→ Task goal:
Exclude images, then output the remaining data verbatim.

→ Provided material:
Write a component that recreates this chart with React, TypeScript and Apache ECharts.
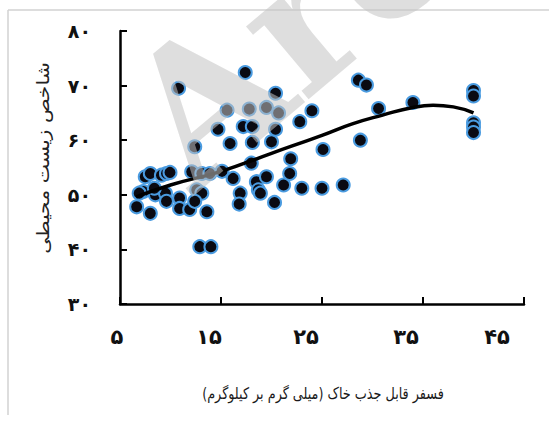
import React, { useEffect, useRef } from 'react';
import * as echarts from 'echarts';

const pointX = [
  6.65, 8.0, 7.5, 8.0, 9.1, 9.6, 9.95, 7.3, 8.5, 9.5, 9.6, 10.9, 10.9, 11.9, 12.1, 13.1, 13.9,
  12.6, 13.1, 12.4, 13.6, 12.4, 10.8, 12.9, 14.0, 15.1, 16.2, 14.7, 15.6, 17.4, 15.9, 16.9, 16.8,
  17.2, 18.1, 17.8, 18.1, 18.0, 18.5, 18.7, 18.9, 19.5, 20.0, 19.5, 20.4, 20.7, 20.4, 20.3, 21.2,
  21.8, 21.9, 22.8, 24.0, 23.0, 25.1, 25.0, 27.1, 28.6, 29.4, 28.8, 30.6, 34.0, 40.0, 40.0, 40.0,
  40.0, 40.0, 6.9, 8.4,
];
const pointY = [
  47.8, 46.6, 53.3, 53.9, 53.6, 53.9, 54.1, 50.6, 50.0, 50.3, 48.8, 49.4, 47.5, 47.3, 54.2, 53.9, 53.9,
  50.9, 50.3, 48.8, 46.9, 58.8, 69.5, 40.5, 40.5, 54.3, 53.0, 62.0, 65.5, 72.4, 59.4, 50.3, 48.3,
  62.5, 62.5, 65.7, 59.6, 55.8, 52.4, 50.9, 50.3, 66.0, 59.7, 53.3, 68.6, 65.0, 62.0, 48.6, 51.8,
  53.9, 56.6, 63.4, 65.4, 51.2, 58.3, 51.2, 51.8, 71.0, 70.1, 60.0, 65.8, 66.9, 69.1, 68.1, 63.2,
  62.4, 61.4, 50.3, 51.2,
];

const trendX = [6.6, 10, 15, 20, 25, 28, 31, 34, 36, 38, 40];
const trendY = [49.6, 51.8, 54.3, 57.6, 60.9, 63.0, 64.6, 66.0, 66.4, 66.1, 65.0];

const xTickValues = [5, 15, 25, 35, 45];
const xTickLabels = ['۵', '۱۵', '۲۵', '۳۵', '۴۵'];
const yTickValues = [30, 40, 50, 60, 70, 80];
const yTickLabels = ['۳۰', '۴۰', '۵۰', '۶۰', '۷۰', '۸۰'];

const xTitle = 'فسفر قابل جذب خاک (میلی گرم بر کیلوگرم)\u200F';
const yTitle = 'شاخص زیست محیطی';
const watermark = 'Arc';

export default function App() {
  const ref = useRef<HTMLDivElement>(null);
  useEffect(() => {
    const chart = echarts.init(ref.current!, null, { renderer: 'svg' });
    const xShift = [6, 24, 32, 34, 54];
    const rich: any = {};
    xShift.forEach((p, i) => {
      rich['r' + i] = {
        fontSize: 21,
        fontWeight: 'bold',
        fontFamily: 'DejaVu Sans',
        color: '#111',
        padding: [0, p, 0, 0],
      };
    });
    chart.setOption({
      animation: false,
      backgroundColor: '#fff',
      grid: { left: 120, top: 31, right: 25, bottom: 117 },
      xAxis: {
        type: 'value',
        min: 5,
        max: 45,
        interval: 10,
        axisLine: { show: true, lineStyle: { color: '#000', width: 2.5 } },
        axisTick: { show: true, inside: true, length: 7, lineStyle: { color: '#000', width: 2 } },
        splitLine: { show: false },
        axisLabel: {
          margin: 22,
          formatter: (v: number) => {
            const i = xTickValues.indexOf(v);
            return i >= 0 ? `{r${i}|${xTickLabels[i]}}` : '';
          },
          rich,
        },
      },
      yAxis: {
        type: 'value',
        min: 30,
        max: 80,
        interval: 10,
        axisLine: { show: true, lineStyle: { color: '#000', width: 2.5 } },
        axisTick: { show: true, inside: true, length: 7, lineStyle: { color: '#000', width: 2 } },
        splitLine: { show: false },
        axisLabel: {
          margin: 29,
          fontSize: 19,
          fontWeight: 'bold',
          fontFamily: 'DejaVu Sans',
          color: '#111',
          formatter: (v: number) => {
            const i = yTickValues.indexOf(v);
            return i >= 0 ? yTickLabels[i] : '';
          },
        },
      },
      series: [
        {
          type: 'scatter',
          data: pointX.map((x, i) => [x, pointY[i]]),
          symbolSize: 13,
          itemStyle: { color: '#0a0a12', borderColor: '#4a9be0', borderWidth: 2, opacity: 1 },
          z: 2,
        },
        {
          type: 'line',
          data: trendX.map((x, i) => [x, trendY[i]]),
          smooth: 0.5,
          showSymbol: false,
          symbol: 'none',
          lineStyle: { color: '#000', width: 3.5 },
          z: 3,
        },
      ],
      graphic: [
        { type: 'line', shape: { x1: 8, y1: 10, x2: 549, y2: 10 }, style: { stroke: '#d2d2d2', lineWidth: 1.5 } },
        { type: 'line', shape: { x1: 8, y1: 10, x2: 8, y2: 415 }, style: { stroke: '#d2d2d2', lineWidth: 1.5 } },
        {
          type: 'text',
          x: 43,
          y: 158,
          rotation: Math.PI / 2,
          scaleX: 1.2,
          style: {
            text: yTitle,
            font: '17px "DejaVu Sans"',
            fill: '#222',
            textAlign: 'center',
            textVerticalAlign: 'middle',
            align: 'center',
            verticalAlign: 'middle',
          },
        },
        {
          type: 'text',
          x: 323,
          y: 393,
          scaleX: 0.8,
          style: {
            text: xTitle,
            font: '16px "DejaVu Sans"',
            fill: '#1a1a1a',
            textAlign: 'center',
            textVerticalAlign: 'middle',
            align: 'center',
            verticalAlign: 'middle',
          },
        },
        {
          type: 'text',
          x: 152,
          y: 146,
          rotation: 0.7,
          z: 100,
          style: {
            text: watermark,
            font: 'bold 185px "DejaVu Serif"',
            fill: 'rgba(195,195,195,0.55)',
            textAlign: 'left',
            textVerticalAlign: 'middle',
            align: 'left',
            verticalAlign: 'middle',
          },
        },
      ],
    });
    return () => chart.dispose();
  }, []);
  return (
    <div
      ref={ref}
      style={{ position: 'fixed', left: 0, top: 0, width: 549, height: 421, background: '#fff' }}
    />
  );
}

→ Final result:
Write a component that recreates this chart with React, TypeScript and Apache ECharts.
import React, { useEffect, useRef } from 'react';
import * as echarts from 'echarts';

const pointX = [
  6.65, 8.0, 7.5, 8.0, 9.1, 9.6, 9.95, 7.3, 8.5, 9.5, 9.6, 10.9, 10.9, 11.9, 12.1, 13.1, 13.9,
  12.6, 13.1, 12.4, 13.6, 12.4, 10.8, 12.9, 14.0, 15.1, 16.2, 14.7, 15.6, 17.4, 15.9, 16.9, 16.8,
  17.2, 18.1, 17.8, 18.1, 18.0, 18.5, 18.7, 18.9, 19.5, 20.0, 19.5, 20.4, 20.7, 20.4, 20.3, 21.2,
  21.8, 21.9, 22.8, 24.0, 23.0, 25.1, 25.0, 27.1, 28.6, 29.4, 28.8, 30.6, 34.0, 40.0, 40.0, 40.0,
  40.0, 40.0, 6.9, 8.4,
];
const pointY = [
  47.8, 46.6, 53.3, 53.9, 53.6, 53.9, 54.1, 50.6, 50.0, 50.3, 48.8, 49.4, 47.5, 47.3, 54.2, 53.9, 53.9,
  50.9, 50.3, 48.8, 46.9, 58.8, 69.5, 40.5, 40.5, 54.3, 53.0, 62.0, 65.5, 72.4, 59.4, 50.3, 48.3,
  62.5, 62.5, 65.7, 59.6, 55.8, 52.4, 50.9, 50.3, 66.0, 59.7, 53.3, 68.6, 65.0, 62.0, 48.6, 51.8,
  53.9, 56.6, 63.4, 65.4, 51.2, 58.3, 51.2, 51.8, 71.0, 70.1, 60.0, 65.8, 66.9, 69.1, 68.1, 63.2,
  62.4, 61.4, 50.3, 51.2,
];

const trendX = [6.6, 10, 15, 20, 25, 28, 31, 34, 36, 38, 40];
const trendY = [49.6, 51.8, 54.3, 57.6, 60.9, 63.0, 64.6, 66.0, 66.4, 66.1, 65.0];

const xTickValues = [5, 15, 25, 35, 45];
const xTickLabels = ['۵', '۱۵', '۲۵', '۳۵', '۴۵'];
const yTickValues = [30, 40, 50, 60, 70, 80];
const yTickLabels = ['۳۰', '۴۰', '۵۰', '۶۰', '۷۰', '۸۰'];

const xTitle = 'فسفر قابل جذب خاک (میلی گرم بر کیلوگرم)\u200F';
const yTitle = 'شاخص زیست محیطی';
const watermark = 'Arc';

export default function App() {
  const ref = useRef<HTMLDivElement>(null);
  useEffect(() => {
    const chart = echarts.init(ref.current!, null, { renderer: 'svg' });
    const xShift = [6, 24, 32, 34, 54];
    const rich: any = {};
    xShift.forEach((p, i) => {
      rich['r' + i] = {
        fontSize: 21,
        fontWeight: 'bold',
        fontFamily: 'DejaVu Sans',
        color: '#111',
        padding: [0, p, 0, 0],
      };
    });
    chart.setOption({
      animation: false,
      backgroundColor: '#fff',
      grid: { left: 120, top: 31, right: 25, bottom: 117 },
      xAxis: {
        type: 'value',
        min: 5,
        max: 45,
        interval: 10,
        axisLine: { show: true, lineStyle: { color: '#000', width: 2.5 } },
        axisTick: { show: true, inside: true, length: 7, lineStyle: { color: '#000', width: 2 } },
        splitLine: { show: false },
        axisLabel: {
          margin: 22,
          formatter: (v: number) => {
            const i = xTickValues.indexOf(v);
            return i >= 0 ? `{r${i}|${xTickLabels[i]}}` : '';
          },
          rich,
        },
      },
      yAxis: {
        type: 'value',
        min: 30,
        max: 80,
        interval: 10,
        axisLine: { show: true, lineStyle: { color: '#000', width: 2.5 } },
        axisTick: { show: true, inside: true, length: 7, lineStyle: { color: '#000', width: 2 } },
        splitLine: { show: false },
        axisLabel: {
          margin: 29,
          fontSize: 19,
          fontWeight: 'bold',
          fontFamily: 'DejaVu Sans',
          color: '#111',
          formatter: (v: number) => {
            const i = yTickValues.indexOf(v);
            return i >= 0 ? yTickLabels[i] : '';
          },
        },
      },
      series: [
        {
          type: 'scatter',
          data: pointX.map((x, i) => [x, pointY[i]]),
          symbolSize: 13,
          itemStyle: { color: '#0a0a12', borderColor: '#4a9be0', borderWidth: 2, opacity: 1 },
          z: 2,
        },
        {
          type: 'line',
          data: trendX.map((x, i) => [x, trendY[i]]),
          smooth: 0.5,
          showSymbol: false,
          symbol: 'none',
          lineStyle: { color: '#000', width: 3.5 },
          z: 3,
        },
      ],
      graphic: [
        { type: 'line', shape: { x1: 8, y1: 10, x2: 549, y2: 10 }, style: { stroke: '#d2d2d2', lineWidth: 1.5 } },
        { type: 'line', shape: { x1: 8, y1: 10, x2: 8, y2: 415 }, style: { stroke: '#d2d2d2', lineWidth: 1.5 } },
        {
          type: 'text',
          x: 43,
          y: 158,
          rotation: Math.PI / 2,
          scaleX: 1.2,
          style: {
            text: yTitle,
            font: '17px "DejaVu Sans"',
            fill: '#222',
            textAlign: 'center',
            textVerticalAlign: 'middle',
            align: 'center',
            verticalAlign: 'middle',
          },
        },
        {
          type: 'text',
          x: 323,
          y: 393,
          scaleX: 0.8,
          style: {
            text: xTitle,
            font: '16px "DejaVu Sans"',
            fill: '#1a1a1a',
            textAlign: 'center',
            textVerticalAlign: 'middle',
            align: 'center',
            verticalAlign: 'middle',
          },
        },
        {
          type: 'text',
          x: 152,
          y: 146,
          rotation: 0.7,
          z: 100,
          style: {
            text: watermark,
            font: 'bold 185px "DejaVu Serif"',
            fill: 'rgba(195,195,195,0.55)',
            textAlign: 'left',
            textVerticalAlign: 'middle',
            align: 'left',
            verticalAlign: 'middle',
          },
        },
      ],
    });
    return () => chart.dispose();
  }, []);
  return (
    <div
      ref={ref}
      style={{ position: 'fixed', left: 0, top: 0, width: 549, height: 421, background: '#fff' }}
    />
  );
}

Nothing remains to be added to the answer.